Geopolitics trumps development impact
Donor countries use development finance to advance their geopolitical and economic interests rather than prioritize development outcomes for people in the Global South. This is particularly troubling as rich countries that have built wealth through polluting industries, extractivism, capitalist exploitation, slavery and colonialism are closely controlling the purse strings of climate and development finance. For example, the Loss and Damage fund that is meant to serve as a form of climate reparation has been entrusted to the US-led World Bank, which denies its human rights obligations. Like most other PDBs, the World Bank has skewed incentives to pursue debt-based economic growth, privatization and profit; they prioritize demands of global markets over the environment and local communities’ needs. Several of these critiques about the World Bank Group have also been raised during the consultation process for the World Bank Evolution Roadmap, but they do not appear to have been taken on.
The growth of Chinese public and private finance, including the Chinese-led Asian Infrastructure Development Bank create opportunities for civil society to leverage geopolitical tensions and facilitate a race to the top on environmental and social issues. Chinese policy makers have demonstrated sensitivity to reputational risks when community groups approach them through evidence-based advocacy, and have taken steps such as creating a mining sector accountability mechanism. At the same time, US-led geopolitical processes like the Summit of Democracies, have affirmed commitments to civic space and human rights, which need to be incorporated into the international financial institutions these states support.
Community-led development as the way forward
The top-down economic development model needs to be flipped on its head if we want human rights-based and community-led development.
For this reason, we have been collaborating with local communities and their allies as they raise their voices to governments, international financiers and other actors. Many Indigenous Peoples and local communities are pushing to protect their traditional ways of life while advancing development in accordance with their own cosmovision. Feminist groups are pushing for greater recognition of the care economy. And despite trends towards centralized market based approaches, we are seeing growing public support and successful examples of decentralized approaches such as agroecology, and community-based energy systems including micro-hydro and solar.

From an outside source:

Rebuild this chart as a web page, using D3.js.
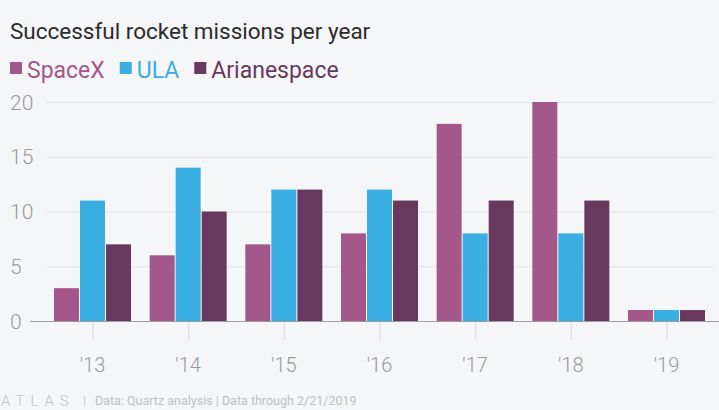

The new UN special rapporteur on the right to development has also amplified these calls from civil society and is advocating for planet-centered, participatory development, urging financial institutions to act accordingly. We need to ensure human-rights based and community-led development, and the role of finance, continue to be front and center in the instrumentalisation of the right to development. And we also need to explore strategies to better engage other regional and global human rights mechanisms that do not always pay enough attention to public development banks.
The Coalition continues to have an important role
This changing world has reaffirmed the importance of having a Global South-led coalition that works to shape global finance and make it work for local communities, Indigenous Peoples and the planet.
If the Coalition wants to speak truth to power outside, it also has to live its values within. For this reason, the Coalition’s Steering Committee, which acts like a board, has gone through a governance review process and is overseeing the first election for the next steering committee. Meanwhile preparatory work has already started for the Coalition’s strategy setting process till 2030.
We look forward to working collectively under guidance of communities to build a just and equitable world, where we can all share and steward this abundant planet with dignity.